Chapeau vert, 2025 Huile sur toile, 25 x 30 cm
Chapeau vert, 2025 Huile sur toile, 25 x 30 cm

J'explore l'espace du souvenir, l'interstice entre les formes et nos liens intimes, pour susciter l'imaginaire et créer un récit parallèle à celui que nous avons vécu. Je m'appuie sur les regards, les mains et les silhouettes de mes personnages.

J'imagine un dialogue entre différentes temporalités — celle de mon enfance et celle d'aujourd'hui — que je construis peu à peu au fil de ma pensée, par l'acte de peindre. Cet espace me permet de révéler ces instants de distraction et d'absence où la pensée se mêle à une déambulation spatiale.

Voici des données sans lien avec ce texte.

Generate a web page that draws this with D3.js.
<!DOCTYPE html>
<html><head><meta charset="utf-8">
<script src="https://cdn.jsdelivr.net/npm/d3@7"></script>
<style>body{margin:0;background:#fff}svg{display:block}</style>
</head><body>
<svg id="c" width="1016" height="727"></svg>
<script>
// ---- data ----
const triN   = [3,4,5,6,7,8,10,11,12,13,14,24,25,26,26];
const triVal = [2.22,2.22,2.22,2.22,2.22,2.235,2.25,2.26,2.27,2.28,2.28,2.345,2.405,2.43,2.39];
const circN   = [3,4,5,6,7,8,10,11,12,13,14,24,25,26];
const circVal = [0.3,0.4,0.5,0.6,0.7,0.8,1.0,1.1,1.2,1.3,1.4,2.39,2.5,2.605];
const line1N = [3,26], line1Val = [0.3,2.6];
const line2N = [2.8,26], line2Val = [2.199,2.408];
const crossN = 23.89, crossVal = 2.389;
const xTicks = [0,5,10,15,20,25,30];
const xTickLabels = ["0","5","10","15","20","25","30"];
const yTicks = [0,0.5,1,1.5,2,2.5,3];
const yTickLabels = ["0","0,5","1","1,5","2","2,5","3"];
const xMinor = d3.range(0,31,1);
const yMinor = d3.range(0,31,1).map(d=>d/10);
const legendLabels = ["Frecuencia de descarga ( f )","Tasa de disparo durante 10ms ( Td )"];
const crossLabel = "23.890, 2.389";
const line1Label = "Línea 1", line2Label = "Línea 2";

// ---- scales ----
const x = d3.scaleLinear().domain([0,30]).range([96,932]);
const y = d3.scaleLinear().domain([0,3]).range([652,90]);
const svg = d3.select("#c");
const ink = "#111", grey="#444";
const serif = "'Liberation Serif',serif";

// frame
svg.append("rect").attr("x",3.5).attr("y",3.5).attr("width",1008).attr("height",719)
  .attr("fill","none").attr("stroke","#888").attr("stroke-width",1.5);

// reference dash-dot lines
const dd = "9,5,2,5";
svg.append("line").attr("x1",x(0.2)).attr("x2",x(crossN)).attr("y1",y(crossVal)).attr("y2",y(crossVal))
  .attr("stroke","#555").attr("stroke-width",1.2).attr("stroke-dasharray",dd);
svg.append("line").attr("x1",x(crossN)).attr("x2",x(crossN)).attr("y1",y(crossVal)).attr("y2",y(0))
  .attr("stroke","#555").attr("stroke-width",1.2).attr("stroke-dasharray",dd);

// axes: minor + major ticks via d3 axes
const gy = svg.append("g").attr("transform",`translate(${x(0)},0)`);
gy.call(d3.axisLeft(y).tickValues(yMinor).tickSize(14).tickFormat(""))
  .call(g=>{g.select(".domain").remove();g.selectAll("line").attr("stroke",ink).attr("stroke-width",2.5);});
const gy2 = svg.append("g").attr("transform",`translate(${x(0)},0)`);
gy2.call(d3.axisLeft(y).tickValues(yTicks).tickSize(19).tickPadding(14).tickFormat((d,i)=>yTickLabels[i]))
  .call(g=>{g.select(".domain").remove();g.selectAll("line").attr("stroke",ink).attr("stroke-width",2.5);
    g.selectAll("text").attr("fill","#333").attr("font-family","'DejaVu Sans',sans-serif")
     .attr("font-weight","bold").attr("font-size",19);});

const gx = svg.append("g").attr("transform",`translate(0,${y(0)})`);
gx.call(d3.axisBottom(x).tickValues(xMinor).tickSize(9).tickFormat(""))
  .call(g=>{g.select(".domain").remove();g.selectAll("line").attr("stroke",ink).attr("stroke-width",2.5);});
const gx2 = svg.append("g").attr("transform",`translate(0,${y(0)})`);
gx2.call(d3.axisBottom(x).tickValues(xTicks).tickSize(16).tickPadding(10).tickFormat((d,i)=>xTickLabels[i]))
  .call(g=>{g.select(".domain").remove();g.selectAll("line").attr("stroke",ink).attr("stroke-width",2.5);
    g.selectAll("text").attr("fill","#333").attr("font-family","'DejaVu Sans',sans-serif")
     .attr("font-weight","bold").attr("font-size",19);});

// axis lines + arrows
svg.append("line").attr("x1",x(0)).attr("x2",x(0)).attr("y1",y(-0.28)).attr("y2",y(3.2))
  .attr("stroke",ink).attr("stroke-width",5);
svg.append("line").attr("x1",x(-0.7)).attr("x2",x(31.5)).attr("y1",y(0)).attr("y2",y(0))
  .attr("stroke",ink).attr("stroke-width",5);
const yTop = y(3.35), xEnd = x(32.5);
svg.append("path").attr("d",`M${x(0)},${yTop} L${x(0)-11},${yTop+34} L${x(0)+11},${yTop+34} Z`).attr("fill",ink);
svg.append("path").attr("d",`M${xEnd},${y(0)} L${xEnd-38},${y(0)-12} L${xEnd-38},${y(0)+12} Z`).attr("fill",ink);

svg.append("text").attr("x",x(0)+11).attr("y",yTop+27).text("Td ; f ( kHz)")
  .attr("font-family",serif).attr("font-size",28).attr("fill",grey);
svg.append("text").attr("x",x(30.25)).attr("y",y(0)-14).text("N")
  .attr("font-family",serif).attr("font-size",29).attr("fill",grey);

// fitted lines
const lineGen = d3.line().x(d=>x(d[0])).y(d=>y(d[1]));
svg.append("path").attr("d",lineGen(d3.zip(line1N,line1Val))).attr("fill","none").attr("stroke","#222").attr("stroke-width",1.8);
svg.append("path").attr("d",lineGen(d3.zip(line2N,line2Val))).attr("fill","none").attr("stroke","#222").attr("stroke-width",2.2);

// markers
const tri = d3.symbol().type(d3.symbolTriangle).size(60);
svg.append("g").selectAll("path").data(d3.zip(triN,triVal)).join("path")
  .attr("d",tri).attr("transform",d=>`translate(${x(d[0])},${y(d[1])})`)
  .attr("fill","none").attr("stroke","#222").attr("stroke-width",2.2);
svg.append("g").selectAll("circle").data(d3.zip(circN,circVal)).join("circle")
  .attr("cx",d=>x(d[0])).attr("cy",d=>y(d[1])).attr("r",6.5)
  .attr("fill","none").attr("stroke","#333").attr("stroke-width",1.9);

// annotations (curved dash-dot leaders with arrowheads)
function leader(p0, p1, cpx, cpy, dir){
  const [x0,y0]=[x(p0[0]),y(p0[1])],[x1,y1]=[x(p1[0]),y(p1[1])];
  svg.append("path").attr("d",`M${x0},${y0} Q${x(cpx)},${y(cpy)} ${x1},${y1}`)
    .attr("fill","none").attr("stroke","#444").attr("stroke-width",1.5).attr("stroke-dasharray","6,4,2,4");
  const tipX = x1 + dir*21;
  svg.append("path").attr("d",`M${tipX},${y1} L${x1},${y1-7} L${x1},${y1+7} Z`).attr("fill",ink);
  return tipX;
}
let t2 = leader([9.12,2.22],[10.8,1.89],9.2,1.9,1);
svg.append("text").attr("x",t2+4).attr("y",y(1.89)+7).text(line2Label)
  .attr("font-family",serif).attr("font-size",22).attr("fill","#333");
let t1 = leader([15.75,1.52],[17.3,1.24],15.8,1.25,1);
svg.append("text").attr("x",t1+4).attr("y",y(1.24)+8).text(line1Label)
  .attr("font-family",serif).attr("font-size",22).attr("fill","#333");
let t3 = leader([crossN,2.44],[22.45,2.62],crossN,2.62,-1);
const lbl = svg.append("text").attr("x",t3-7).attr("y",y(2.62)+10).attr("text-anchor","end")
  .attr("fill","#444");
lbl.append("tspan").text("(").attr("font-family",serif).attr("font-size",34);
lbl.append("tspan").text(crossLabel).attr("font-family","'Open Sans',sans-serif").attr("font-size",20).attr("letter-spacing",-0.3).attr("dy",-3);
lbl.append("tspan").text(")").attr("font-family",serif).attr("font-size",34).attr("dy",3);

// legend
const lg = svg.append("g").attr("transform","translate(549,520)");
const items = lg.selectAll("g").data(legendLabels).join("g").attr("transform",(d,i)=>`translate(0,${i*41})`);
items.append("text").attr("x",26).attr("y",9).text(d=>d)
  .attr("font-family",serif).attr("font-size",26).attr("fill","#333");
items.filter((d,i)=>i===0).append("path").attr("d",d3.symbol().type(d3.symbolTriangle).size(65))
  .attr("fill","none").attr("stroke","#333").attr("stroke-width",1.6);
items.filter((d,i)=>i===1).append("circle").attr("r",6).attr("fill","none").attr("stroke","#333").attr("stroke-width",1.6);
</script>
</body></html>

Je suis très inspirée par les motifs des tapis persans, les figures du Fayoum et les scènes silencieuses d'Hopper, où notre regard et notre corps se laissent hypnotiser par les formes, une atmosphère ou encore les yeux d'une figure. Cette possibilité de se perdre, de se cacher ou de se blottir dans l'œuvre est ce que je cherche à provoquer dans mon travail. La peinture à l'huile me permet d'approcher cet état d'envoûtement, à la fois sensoriel et mental.

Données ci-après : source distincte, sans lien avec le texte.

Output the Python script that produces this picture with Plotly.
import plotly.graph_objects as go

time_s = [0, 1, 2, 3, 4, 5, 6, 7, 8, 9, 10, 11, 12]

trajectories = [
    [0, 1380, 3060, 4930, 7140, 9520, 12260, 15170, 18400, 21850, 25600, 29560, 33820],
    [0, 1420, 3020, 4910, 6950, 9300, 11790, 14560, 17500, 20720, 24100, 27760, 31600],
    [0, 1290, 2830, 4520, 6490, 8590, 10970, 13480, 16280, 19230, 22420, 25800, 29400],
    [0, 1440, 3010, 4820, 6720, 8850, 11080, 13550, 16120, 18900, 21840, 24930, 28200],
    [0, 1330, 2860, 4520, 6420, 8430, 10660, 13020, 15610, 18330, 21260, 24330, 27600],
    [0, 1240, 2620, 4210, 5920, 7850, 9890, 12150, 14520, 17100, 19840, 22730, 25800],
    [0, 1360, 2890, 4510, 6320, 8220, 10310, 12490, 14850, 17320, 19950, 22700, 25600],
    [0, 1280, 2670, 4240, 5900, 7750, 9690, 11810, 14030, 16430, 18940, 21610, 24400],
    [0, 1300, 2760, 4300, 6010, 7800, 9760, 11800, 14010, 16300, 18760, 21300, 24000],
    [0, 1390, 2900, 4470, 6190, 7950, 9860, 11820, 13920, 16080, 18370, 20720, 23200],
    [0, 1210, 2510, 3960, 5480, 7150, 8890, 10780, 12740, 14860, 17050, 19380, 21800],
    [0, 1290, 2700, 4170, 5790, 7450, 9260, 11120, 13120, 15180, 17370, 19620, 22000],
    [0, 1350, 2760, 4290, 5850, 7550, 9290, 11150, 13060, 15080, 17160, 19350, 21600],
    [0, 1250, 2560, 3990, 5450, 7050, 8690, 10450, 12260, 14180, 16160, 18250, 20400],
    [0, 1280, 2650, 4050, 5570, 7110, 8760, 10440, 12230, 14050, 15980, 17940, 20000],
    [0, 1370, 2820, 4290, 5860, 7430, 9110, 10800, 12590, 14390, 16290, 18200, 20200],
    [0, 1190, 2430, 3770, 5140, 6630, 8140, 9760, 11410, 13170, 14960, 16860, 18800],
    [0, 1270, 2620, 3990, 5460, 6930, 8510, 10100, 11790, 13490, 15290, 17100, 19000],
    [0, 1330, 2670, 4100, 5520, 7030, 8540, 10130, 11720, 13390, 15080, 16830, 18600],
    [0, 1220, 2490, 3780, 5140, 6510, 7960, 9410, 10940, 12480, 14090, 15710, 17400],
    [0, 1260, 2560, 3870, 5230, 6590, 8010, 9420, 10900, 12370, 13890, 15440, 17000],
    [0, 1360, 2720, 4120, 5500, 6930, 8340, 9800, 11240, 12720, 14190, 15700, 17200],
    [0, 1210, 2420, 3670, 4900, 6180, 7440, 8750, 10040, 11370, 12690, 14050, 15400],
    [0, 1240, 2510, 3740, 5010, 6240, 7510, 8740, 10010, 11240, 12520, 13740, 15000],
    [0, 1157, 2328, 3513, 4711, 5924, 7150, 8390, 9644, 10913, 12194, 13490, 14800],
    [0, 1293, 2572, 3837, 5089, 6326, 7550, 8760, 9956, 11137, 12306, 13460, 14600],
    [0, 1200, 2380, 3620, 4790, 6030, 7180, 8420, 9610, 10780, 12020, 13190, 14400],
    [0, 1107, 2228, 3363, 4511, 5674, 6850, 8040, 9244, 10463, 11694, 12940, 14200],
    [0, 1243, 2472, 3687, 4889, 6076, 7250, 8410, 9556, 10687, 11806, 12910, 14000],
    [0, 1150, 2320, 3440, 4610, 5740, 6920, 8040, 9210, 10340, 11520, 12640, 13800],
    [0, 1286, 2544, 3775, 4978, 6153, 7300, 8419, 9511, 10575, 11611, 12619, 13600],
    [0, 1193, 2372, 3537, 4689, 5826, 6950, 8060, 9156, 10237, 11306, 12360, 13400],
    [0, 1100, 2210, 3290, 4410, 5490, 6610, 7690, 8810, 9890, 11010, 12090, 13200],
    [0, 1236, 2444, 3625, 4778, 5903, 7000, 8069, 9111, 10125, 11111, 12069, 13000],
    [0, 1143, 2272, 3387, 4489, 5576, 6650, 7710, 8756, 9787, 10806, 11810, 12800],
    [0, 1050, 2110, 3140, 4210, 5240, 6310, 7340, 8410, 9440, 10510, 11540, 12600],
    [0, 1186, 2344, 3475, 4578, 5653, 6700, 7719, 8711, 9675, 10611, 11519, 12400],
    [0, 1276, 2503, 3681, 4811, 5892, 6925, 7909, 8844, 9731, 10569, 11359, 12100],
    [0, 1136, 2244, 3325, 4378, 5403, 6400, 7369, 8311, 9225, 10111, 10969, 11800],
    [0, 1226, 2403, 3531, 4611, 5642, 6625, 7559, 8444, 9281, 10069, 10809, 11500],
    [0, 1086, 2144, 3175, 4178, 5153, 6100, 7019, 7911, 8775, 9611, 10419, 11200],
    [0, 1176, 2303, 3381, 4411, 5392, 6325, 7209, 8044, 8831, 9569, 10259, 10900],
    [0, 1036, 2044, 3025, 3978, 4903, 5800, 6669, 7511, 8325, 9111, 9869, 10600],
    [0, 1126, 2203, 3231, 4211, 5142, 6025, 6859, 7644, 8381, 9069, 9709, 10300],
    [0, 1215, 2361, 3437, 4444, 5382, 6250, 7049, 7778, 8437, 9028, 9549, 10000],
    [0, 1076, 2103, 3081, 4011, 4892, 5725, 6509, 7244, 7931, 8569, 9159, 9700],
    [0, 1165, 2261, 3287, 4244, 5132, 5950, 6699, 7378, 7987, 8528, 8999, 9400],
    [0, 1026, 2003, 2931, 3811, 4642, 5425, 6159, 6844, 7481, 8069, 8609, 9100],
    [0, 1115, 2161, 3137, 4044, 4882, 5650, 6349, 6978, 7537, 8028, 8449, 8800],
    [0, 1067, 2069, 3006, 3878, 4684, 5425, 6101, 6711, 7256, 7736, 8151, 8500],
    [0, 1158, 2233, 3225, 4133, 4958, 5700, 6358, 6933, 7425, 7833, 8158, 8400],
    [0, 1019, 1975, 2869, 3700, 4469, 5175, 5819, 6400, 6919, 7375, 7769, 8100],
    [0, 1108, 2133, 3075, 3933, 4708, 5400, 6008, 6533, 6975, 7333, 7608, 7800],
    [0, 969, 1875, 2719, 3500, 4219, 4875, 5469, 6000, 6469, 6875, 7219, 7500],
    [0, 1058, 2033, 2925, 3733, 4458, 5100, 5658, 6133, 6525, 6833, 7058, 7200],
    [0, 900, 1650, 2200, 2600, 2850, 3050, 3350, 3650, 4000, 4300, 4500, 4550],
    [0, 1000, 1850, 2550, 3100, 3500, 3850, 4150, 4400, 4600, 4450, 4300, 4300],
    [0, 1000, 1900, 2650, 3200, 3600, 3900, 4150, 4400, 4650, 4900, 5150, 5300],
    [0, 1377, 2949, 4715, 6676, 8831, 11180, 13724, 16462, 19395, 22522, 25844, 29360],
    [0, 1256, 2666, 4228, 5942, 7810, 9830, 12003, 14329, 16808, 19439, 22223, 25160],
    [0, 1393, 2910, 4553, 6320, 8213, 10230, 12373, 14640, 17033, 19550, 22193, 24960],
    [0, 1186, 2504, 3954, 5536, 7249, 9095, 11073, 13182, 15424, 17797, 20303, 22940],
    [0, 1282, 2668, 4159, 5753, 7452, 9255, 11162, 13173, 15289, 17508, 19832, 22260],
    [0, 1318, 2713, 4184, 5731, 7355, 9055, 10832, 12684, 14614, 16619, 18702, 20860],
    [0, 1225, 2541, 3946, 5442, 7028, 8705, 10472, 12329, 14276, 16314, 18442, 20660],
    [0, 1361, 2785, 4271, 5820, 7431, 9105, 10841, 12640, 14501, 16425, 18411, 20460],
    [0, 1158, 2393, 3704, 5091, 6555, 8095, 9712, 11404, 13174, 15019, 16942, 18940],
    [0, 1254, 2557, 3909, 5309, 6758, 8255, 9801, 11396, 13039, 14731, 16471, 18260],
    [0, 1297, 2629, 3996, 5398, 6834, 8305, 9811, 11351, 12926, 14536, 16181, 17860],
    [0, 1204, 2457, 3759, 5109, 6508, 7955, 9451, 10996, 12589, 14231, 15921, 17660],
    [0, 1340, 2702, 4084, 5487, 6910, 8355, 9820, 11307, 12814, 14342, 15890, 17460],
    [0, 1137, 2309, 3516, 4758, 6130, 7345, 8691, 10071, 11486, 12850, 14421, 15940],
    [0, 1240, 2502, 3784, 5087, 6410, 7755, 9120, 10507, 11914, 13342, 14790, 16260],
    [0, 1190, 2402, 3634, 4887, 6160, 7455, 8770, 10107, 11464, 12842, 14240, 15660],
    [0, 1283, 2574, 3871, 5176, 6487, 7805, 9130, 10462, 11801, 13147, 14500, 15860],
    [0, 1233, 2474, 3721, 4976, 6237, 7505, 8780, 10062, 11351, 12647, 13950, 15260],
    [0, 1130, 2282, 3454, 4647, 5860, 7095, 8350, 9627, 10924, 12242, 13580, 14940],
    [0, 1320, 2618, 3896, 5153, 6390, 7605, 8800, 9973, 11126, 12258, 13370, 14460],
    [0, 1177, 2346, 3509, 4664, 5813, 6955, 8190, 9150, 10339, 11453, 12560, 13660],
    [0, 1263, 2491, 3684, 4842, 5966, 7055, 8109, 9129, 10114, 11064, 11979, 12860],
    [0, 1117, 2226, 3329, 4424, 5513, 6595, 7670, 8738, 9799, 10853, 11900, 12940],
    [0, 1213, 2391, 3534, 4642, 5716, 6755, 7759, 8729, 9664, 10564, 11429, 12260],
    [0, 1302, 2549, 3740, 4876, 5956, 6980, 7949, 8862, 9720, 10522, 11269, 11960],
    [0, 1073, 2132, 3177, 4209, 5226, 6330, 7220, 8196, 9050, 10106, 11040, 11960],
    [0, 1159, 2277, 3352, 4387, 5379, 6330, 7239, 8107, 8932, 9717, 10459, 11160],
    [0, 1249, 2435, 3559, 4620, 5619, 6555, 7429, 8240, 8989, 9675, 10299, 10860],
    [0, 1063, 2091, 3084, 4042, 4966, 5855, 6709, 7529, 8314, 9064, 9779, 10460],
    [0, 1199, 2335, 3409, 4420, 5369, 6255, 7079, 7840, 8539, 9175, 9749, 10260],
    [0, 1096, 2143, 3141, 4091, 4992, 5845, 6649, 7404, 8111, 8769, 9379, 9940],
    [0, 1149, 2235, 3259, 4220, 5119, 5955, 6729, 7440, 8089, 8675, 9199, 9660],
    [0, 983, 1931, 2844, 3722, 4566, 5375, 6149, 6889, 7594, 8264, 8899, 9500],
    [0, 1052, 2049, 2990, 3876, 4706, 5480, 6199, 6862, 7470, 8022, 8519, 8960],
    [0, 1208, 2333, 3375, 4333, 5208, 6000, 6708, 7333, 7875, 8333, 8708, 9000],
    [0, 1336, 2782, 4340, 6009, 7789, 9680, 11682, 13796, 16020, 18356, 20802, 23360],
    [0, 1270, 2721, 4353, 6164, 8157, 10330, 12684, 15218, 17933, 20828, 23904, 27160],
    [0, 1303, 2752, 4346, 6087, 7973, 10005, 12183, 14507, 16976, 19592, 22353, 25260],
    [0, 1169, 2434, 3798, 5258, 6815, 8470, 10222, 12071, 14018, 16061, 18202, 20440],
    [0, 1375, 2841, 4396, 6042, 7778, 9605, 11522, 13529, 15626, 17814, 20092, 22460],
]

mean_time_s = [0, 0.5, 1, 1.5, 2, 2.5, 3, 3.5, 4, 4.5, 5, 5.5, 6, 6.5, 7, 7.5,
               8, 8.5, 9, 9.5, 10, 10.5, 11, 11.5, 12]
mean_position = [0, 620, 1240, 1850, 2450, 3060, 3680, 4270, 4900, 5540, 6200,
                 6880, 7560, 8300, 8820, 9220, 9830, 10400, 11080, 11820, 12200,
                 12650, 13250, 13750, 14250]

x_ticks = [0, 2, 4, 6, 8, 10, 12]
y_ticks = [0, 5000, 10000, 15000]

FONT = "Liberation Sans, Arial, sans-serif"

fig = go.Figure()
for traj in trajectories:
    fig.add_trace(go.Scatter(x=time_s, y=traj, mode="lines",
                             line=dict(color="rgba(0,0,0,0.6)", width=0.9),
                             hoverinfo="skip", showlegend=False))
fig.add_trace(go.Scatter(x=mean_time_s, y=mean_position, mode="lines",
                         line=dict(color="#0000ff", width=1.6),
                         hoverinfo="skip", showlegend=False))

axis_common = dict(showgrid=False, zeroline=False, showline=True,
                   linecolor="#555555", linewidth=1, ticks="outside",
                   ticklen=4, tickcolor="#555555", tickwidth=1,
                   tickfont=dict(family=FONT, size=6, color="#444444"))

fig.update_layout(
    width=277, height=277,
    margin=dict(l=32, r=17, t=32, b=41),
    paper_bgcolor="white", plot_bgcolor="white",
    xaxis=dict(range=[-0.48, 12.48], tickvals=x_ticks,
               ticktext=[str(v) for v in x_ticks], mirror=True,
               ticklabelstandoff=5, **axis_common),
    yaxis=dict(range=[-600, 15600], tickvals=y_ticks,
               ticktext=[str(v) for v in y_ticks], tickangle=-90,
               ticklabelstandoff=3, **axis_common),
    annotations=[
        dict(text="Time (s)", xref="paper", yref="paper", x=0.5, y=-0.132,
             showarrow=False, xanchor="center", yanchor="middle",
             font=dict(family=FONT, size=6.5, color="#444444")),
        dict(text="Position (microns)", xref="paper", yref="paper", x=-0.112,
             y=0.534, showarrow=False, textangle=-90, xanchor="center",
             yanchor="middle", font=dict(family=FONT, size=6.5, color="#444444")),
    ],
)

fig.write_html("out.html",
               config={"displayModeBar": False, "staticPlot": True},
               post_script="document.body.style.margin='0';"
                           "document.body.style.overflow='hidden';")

Texte de Camille Paulhan pour le catalogue des diplômés 2022 des Beaux-Arts de Paris, Exposition « Les yeux distraits », 2022

Cela pourrait être un détail d'une photographie de famille : une main d'adulte a passé derrière le cou d'un enfant, elle pend sur sa poitrine. Le jeune garçon, affublé d'un costume d'arlequin, arbore un visage fermé, des lèvres pincées. Si la photographie était complète, peut-être ne verrait-on pas cette mine poupine aux désirs hermétiques. Dans ses peintures, Brune Doummar semble avoir toujours délibérément effacé quelques détails pour mieux nous concentrer sur d'autres : les enfants qui hantent ses toiles apparaissent par bribes, et leurs corps souvent s'évanouissent en fragments choisis. Parmi ces derniers, les yeux paraissent être tenus en haute importance par la peintre : qu'ils soient dans le vague, accusateurs, tournés vers un extérieur dont on ne discernera rien ou discrètement effacés, ils occupent tous une place de choix dans ses peintures. Le diplôme s'appelait d'ailleurs Les yeux distraits, et il faut bien comprendre cette distraction comme une absorption profonde, et non une rêverie légère.

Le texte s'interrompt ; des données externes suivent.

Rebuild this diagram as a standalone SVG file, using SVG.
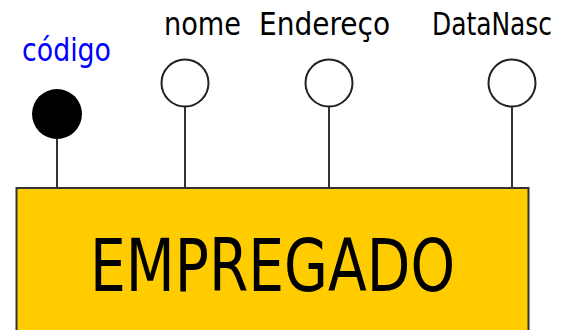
<svg xmlns="http://www.w3.org/2000/svg" width="575" height="330" viewBox="0 0 575 330">
  <style>
    .lbl { font-family: "DejaVu Sans Condensed", "DejaVu Sans", Verdana, sans-serif; font-size: 32px; fill: #000; }
    .key { fill: #0000ff; }
    .attr { fill: #fff; stroke: #222; stroke-width: 2; }
    .conn { stroke: #333; stroke-width: 2; fill: none; }
    .ent { fill: #ffcc00; stroke: #333; stroke-width: 2; }
    .entlbl { font-family: "DejaVu Sans Condensed", "DejaVu Sans", Verdana, sans-serif; font-size: 73px; fill: #000; }
  </style>
  <rect width="575" height="330" fill="#fff"/>
  <g id="connectors">
    <line class="conn" x1="57" y1="139" x2="57" y2="188"/>
    <line class="conn" x1="185" y1="107" x2="185" y2="188"/>
    <line class="conn" x1="329" y1="107" x2="329" y2="188"/>
    <line class="conn" x1="512" y1="107" x2="512" y2="188"/>
  </g>
  <g id="empregado">
    <rect class="ent" x="16.5" y="188" width="512" height="145"/>
    <text class="entlbl" x="90" y="291" textLength="365" lengthAdjust="spacingAndGlyphs">EMPREGADO</text>
  </g>
  <g id="codigo">
    <circle cx="57" cy="114" r="25" fill="#000"/>
    <text class="lbl key" x="22" y="61" textLength="89" lengthAdjust="spacingAndGlyphs">código</text>
  </g>
  <g id="nome">
    <circle class="attr" cx="185" cy="83" r="23.5"/>
    <text class="lbl" x="164" y="35" textLength="77" lengthAdjust="spacingAndGlyphs">nome</text>
  </g>
  <g id="endereco">
    <circle class="attr" cx="329" cy="83" r="23.5"/>
    <text class="lbl" x="259" y="35" textLength="131" lengthAdjust="spacingAndGlyphs">Endereço</text>
  </g>
  <g id="datanasc">
    <circle class="attr" cx="512" cy="83" r="23.5"/>
    <text class="lbl" x="432" y="35" textLength="120" lengthAdjust="spacingAndGlyphs">DataNasc</text>
  </g>
</svg>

Les scènes silencieuses de Brune Doummar sont autant d'hommages mélancoliques à la gravité de l'enfance, et si ses modèles ont été transformés en personnages de théâtre et émergent fréquemment de rideaux rappelant l'univers de la scène, c'est pour signaler que les apprentissages les plus habituels de la vie des enfants – initiation à la musique, pose pour les photographies, attente sage du goûter… – relèvent d'une comédie qui confine parfois à l'absurde. Les enfants muets de Brune Doummar ont volontiers une apparence grotesque, mais il faudrait avoir les yeux bien clos pour ne pas voir que derrière la figure du bateleur se cache souvent le saint de l'icône.